Lc 21, 5-11
Este evangelio nos enseña lo relativo que puede ser todo lo bello que se encuentra en el mundo. Todo pasa. Las cosas que un día fueron ya no son; lo que ahora nos admira llegará un día en que no quedará rastro de ello. Lo único que permanece es Dios. Es lo único que no cambia.
Para el pueblo de Israel el Templo era uno de los signos más representativos de su religiosidad y de la presencia del Señor en medio del pueblo. La gran construcción los hacía sentir seguros. Sus más grandes desastres los vivieron cuando el Templo fue destruido y la tristeza del exilio consistía en no poder dar culto al Señor. Por eso miraban con orgullo la gran construcción. Sin embargo, Cristo les llama la atención. No sólo en el pasaje que acabamos de escuchar, sino con mucha frecuencia, porque su veneración por el Templo no estaba respondiendo con la congruencia de una vida recta, en justicia y amor.

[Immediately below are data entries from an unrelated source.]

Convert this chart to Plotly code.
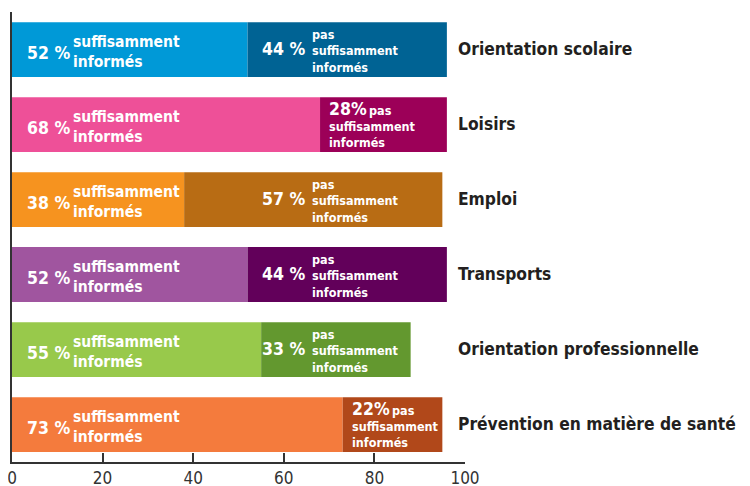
import plotly.graph_objects as go

categories = [
    "Orientation scolaire",
    "Loisirs",
    "Emploi",
    "Transports",
    "Orientation professionnelle",
    "Prévention en matière de santé",
]
suffisants = [52, 68, 38, 52, 55, 73]
pas_suffisants = [44, 28, 57, 44, 33, 22]
couleurs_claires = ["#0099D7", "#EE5098", "#F6931F", "#A0559F", "#98C94B", "#F47B3D"]
couleurs_foncees = ["#006394", "#9C0058", "#B86C14", "#62005A", "#63982F", "#B1481A"]

FONT = "DejaVu Sans Condensed"
COLONNE_PAS = 65  # colonne des libellés "pas suffisamment informés"

fig = go.Figure()

fig.add_trace(
    go.Bar(
        name="suffisamment informés",
        y=categories,
        x=suffisants,
        orientation="h",
        marker=dict(color=couleurs_claires, line_width=0),
    )
)
fig.add_trace(
    go.Bar(
        name="pas suffisamment informés",
        y=categories,
        x=pas_suffisants,
        base=suffisants,
        orientation="h",
        marker=dict(color=couleurs_foncees, line_width=0),
    )
)

blanc = dict(family=FONT, color="white", weight="bold")

for cat, oui, non in zip(categories, suffisants, pas_suffisants):
    # partie claire
    fig.add_annotation(
        x=0, y=cat, xref="x", yref="y", text=f"{oui} %",
        xanchor="left", yanchor="middle", xshift=13, yshift=-3,
        showarrow=False, font=dict(size=17.5, **blanc),
    )
    fig.add_annotation(
        x=0, y=cat, xref="x", yref="y", text="suffisamment<br>informés",
        xanchor="left", yanchor="middle", align="left", xshift=59, yshift=-2,
        showarrow=False, font=dict(size=15.5, **blanc),
    )
    # partie foncée
    if non >= 30:
        fig.add_annotation(
            x=COLONNE_PAS, y=cat, xref="x", yref="y", text=f"{non} %",
            xanchor="right", yanchor="middle", xshift=1, yshift=1,
            showarrow=False, font=dict(size=17.5, **blanc),
        )
        fig.add_annotation(
            x=COLONNE_PAS, y=cat, xref="x", yref="y",
            text="pas<br>suffisamment<br>informés",
            xanchor="left", yanchor="middle", align="left", xshift=4, yshift=-1,
            showarrow=False, font=dict(size=12.5, **blanc),
        )
    else:
        fig.add_annotation(
            x=oui, y=cat, xref="x", yref="y", text=f"{non}%",
            xanchor="left", yanchor="middle", xshift=7, yshift=16,
            showarrow=False, font=dict(size=17.5, **blanc),
        )
        fig.add_annotation(
            x=oui, y=cat, xref="x", yref="y", text="pas",
            xanchor="left", yanchor="middle", xshift=47, yshift=14,
            showarrow=False, font=dict(size=12.5, **blanc),
        )
        fig.add_annotation(
            x=oui, y=cat, xref="x", yref="y", text="suffisamment<br>informés",
            xanchor="left", yanchor="middle", align="left", xshift=7, yshift=-10,
            showarrow=False, font=dict(size=12.5, **blanc),
        )
    # libellé de la catégorie
    fig.add_annotation(
        x=1, y=cat, xref="paper", yref="y", text=cat,
        xanchor="left", yanchor="middle", xshift=-9, yshift=1,
        showarrow=False,
        font=dict(family=FONT, size=17.3, color="#231F20", weight="bold"),
    )

# la page ajoute 8 px de marge autour de la figure
fig.update_layout(
    barmode="overlay",
    bargap=0.27,
    showlegend=False,
    width=742,
    height=478,
    margin=dict(l=4, r=285, t=4, b=24),
    plot_bgcolor="white",
    paper_bgcolor="white",
    font=dict(family=FONT, color="#333333"),
    xaxis=dict(
        range=[0, 100],
        tickvals=[0, 20, 40, 60, 80, 100],
        showgrid=False,
        zeroline=False,
        showline=True,
        linecolor="#333333",
        linewidth=2,
        ticks="inside",
        ticklen=9,
        tickwidth=2,
        tickcolor="#333333",
        tickfont=dict(size=17, color="#333333"),
        ticklabeloverflow="allow",
        automargin=False,
        fixedrange=True,
    ),
    yaxis=dict(
        categoryorder="array",
        categoryarray=categories[::-1],
        showgrid=False,
        zeroline=False,
        showline=True,
        linecolor="#333333",
        linewidth=2,
        showticklabels=False,
        ticks="",
        automargin=False,
        fixedrange=True,
    ),
)

fig.write_html("out.html")
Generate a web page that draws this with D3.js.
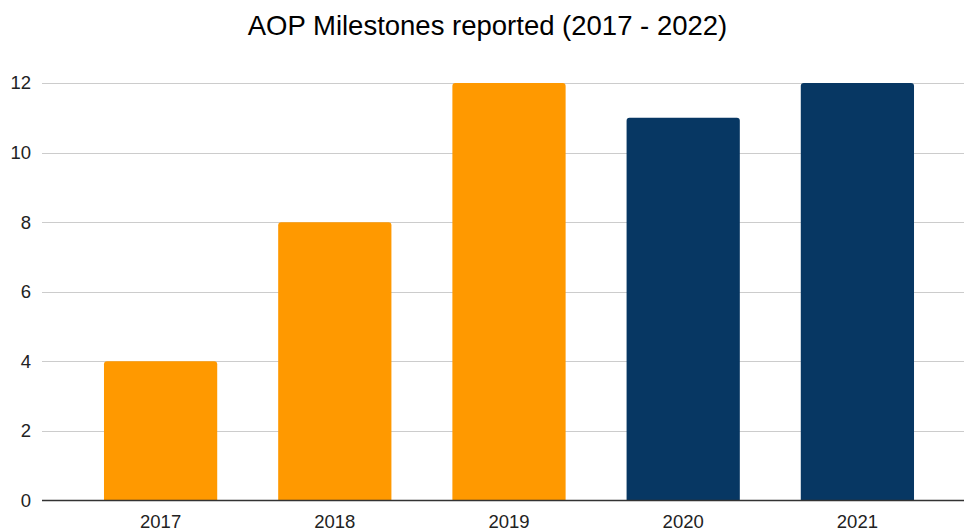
<html>
<head>
	<meta charset='utf-8' />
	<title>AOP Milestones</title>
	<script src="https://d3js.org/d3.v7.min.js"></script>
	<style>
	body { margin: 0; background: #ffffff; }
	text { font-family: Arial, "Liberation Sans", sans-serif; }
	.grid line { stroke: #cccccc; stroke-width: 1; }
	</style>
</head>
<body>
<script>

	var years = ["2017", "2018", "2019", "2020", "2021"];
	var milestones = [4, 8, 12, 11, 12];
	var barColors = ["#ff9900", "#ff9900", "#ff9900", "#073763", "#073763"];
	var yTicks = [0, 2, 4, 6, 8, 10, 12];

	var W = 964, H = 531;
	var gridLeft = 42, gridRight = 964;

	var svg = d3.select("body").append("svg")
		.attr("width", W)
		.attr("height", H);

	svg.append("rect").attr("width", W).attr("height", H).attr("fill", "#ffffff");

	var xScale = d3.scaleBand().domain(years).range([73.5, 944.5])
		.paddingInner(0.35).paddingOuter(0.175);
	var yScale = d3.scaleLinear().domain([0, 12]).range([500.5, 83]);

	// title
	svg.append("text")
		.attr("x", 487.5)
		.attr("y", 34.5)
		.attr("text-anchor", "middle")
		.attr("font-size", "27.5px")
		.attr("fill", "#000000")
		.text("AOP Milestones reported (2017 - 2022)");

	// grid lines
	var grid = svg.append("g").attr("class", "grid");
	grid.selectAll("line").data(yTicks.filter(d => d > 0)).enter().append("line")
		.attr("x1", gridLeft).attr("x2", gridRight)
		.attr("y1", d => Math.round(yScale(d)) + 0.5)
		.attr("y2", d => Math.round(yScale(d)) + 0.5);

	// y labels
	svg.append("g").selectAll("text").data(yTicks).enter().append("text")
		.attr("x", 31)
		.attr("y", d => yScale(d))
		.attr("dy", "0.35em")
		.attr("text-anchor", "end")
		.attr("font-size", "18.5px")
		.attr("fill", "#222222")
		.text(d => d);

	// bars with rounded top corners
	var r = 3;
	var barPath = function(d, i) {
		var x0 = xScale(years[i]), w = xScale.bandwidth();
		var y0 = yScale(d), y1 = yScale(0);
		return "M" + x0 + "," + y1 +
			"V" + (y0 + r) +
			"Q" + x0 + "," + y0 + " " + (x0 + r) + "," + y0 +
			"H" + (x0 + w - r) +
			"Q" + (x0 + w) + "," + y0 + " " + (x0 + w) + "," + (y0 + r) +
			"V" + y1 + "Z";
	};

	svg.append("g").selectAll("path").data(milestones).enter().append("path")
		.attr("d", barPath)
		.attr("fill", (d, i) => barColors[i]);

	// baseline
	svg.append("line")
		.attr("x1", gridLeft).attr("x2", gridRight)
		.attr("y1", 500.5).attr("y2", 500.5)
		.attr("stroke", "#333333").attr("stroke-width", 1.5);

	// x labels
	svg.append("g").selectAll("text").data(years).enter().append("text")
		.attr("x", d => xScale(d) + xScale.bandwidth() / 2)
		.attr("y", 528)
		.attr("text-anchor", "middle")
		.attr("font-size", "18.5px")
		.attr("fill", "#222222")
		.text(d => d);

</script>
</body>
</html>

Anunciarles que será destruido el Templo es quitarles su mayor seguridad, pero es también hacerlos reflexionar en lo que pide Dios para su culto. Es cierto que Dios ha pedido el culto, pero un culto vivo que lleve al amor y al cumplimiento de sus mandamientos. Pero cuando el Templo se transforma en escaparate para esconder las injusticias, en lugar de ser una bendición está llevando a la ruina.
El mismo sentido tienen las palabras que Jesús dice a continuación sobre los engaños de quien se quiera hacer pasar por el Mesías y Señor.
En nuestros días muchos se han aprovechado de los desastres ecológicos para anunciar un supuesto día final, pero debemos estar atentos y reconocer que el único que conoce el día final es Dios Padre y que nosotros tendremos que tener una actitud de perseverancia, de paciencia y de vigilancia.
Nosotros también hemos puesto nuestras seguridades en las cosas y en los bienes; en el poder y en la fama y nos hemos alejado de lo que busca el Señor. Nosotros también hemos tomado una actitud de despreocupación y de descuido frente a la venida del Señor. Tendremos que recuperar esa actitud que nos ayude a vivir plenamente nuestros días como si fueran los últimos. No en el sentido de vivir con angustia y preocupación, sino de vivir en rectitud, en vigilia y en fraternidad.
Si de alguna forma supiéramos que este sería nuestro último día ¿cómo lo viviríamos? ¿Por qué no lo vivimos así?